With the somewhat disturbing news that the death toll associated with occupational accidents has reached 2.3 million annually, the imminent arrival of ISO 45001 hails a new chapter in the landscape of global Health and Safety standards. Adding the final leg to the triumvirate of international standards, ISO 45001 looks to bring Health and Safety in line with its Environmental and Quality Management cousins. Here we take a look at what the new ISO legislation means for the wider industry…
Currently out for approval, ISO 45001 provides a pure ‘Health and Safety’ equivalent to ISO 9001 (Quality) and ISO 14001 (Environmental), that aims to bring issues of occupational safety and health well and truly into focus. Prepared initially by a committee of international members (collectively known as ‘ISO PC 283’), ISO 45001 is the brainchild of a number of the world’s leading Health & Safety authorities, including NEBOSH and IOSH.

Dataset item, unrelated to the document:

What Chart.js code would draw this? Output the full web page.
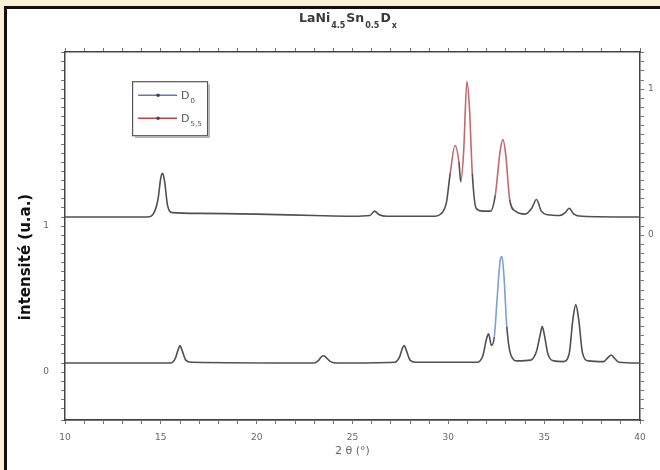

For whatever reason, Health & Safety has found itself decidedly at the bottom of the pile when it comes to priorities for high level governing legislation; but recent changes to CDM and now ISO mean that for many, it’s firmly back in the spotlight. Of course, achieving ISO accreditation status in any guise is a major achievement for any organisation, and whilst the audit process can be rigorous, ISO status is a globally recognised stamp of compliance at the highest level. Building on the framework of OHSAS 18001, this new standard in Health and Safety represents far more ‘humanitarian’ benefits than that of its predecessor. Requiring a brand new element of ‘self-evaluation’, the new ISO standard also demands an audit and exploration of a business’ own ‘responsible’ sourcing when it comes to the procurement of products and services; something which should offer partners, employees and business associates alike some extra peace of mind when it comes to matters of ‘corporate conscience’.
For organisations already working closely to OHSAS 18001 standards, the transition to ISO 45001 is anticipated to be a relatively smooth one, as the new legislation looks to build on a substantial proportion of existing standards and processes. With an estimated 27 countries globally boasting over 90,000 organisations already with OHS certification, a three year ‘transition’ window has been proposed to allow for these organisations to embrace this new set of standards.
Whilst for some countries, such as the USA – whose current approach to Health & Safety is more ‘pure compliance’ as opposed to risk management based – the move towards embracing the new ISO standards is undoubtedly going to be challenging, the end of goal of improved global standards in OHS is widely regarded as more than worth it. Ultimately, drawing up new ISO standards is about more than an exercise in yet more legislation for an already regulated industry, it’s about reimagining occupational health and safety as integral to business processes; not just as a bolt on.
ISO 45001 represents a push for true integration, and a significant step towards corporate synergy across the three key areas of quality, health & safety and environmental. Whilst it’s impossible to predict what the ultimate success of its arrival will be, with over a million organisations already subscribed to ISO standards globally, the outlook is positive.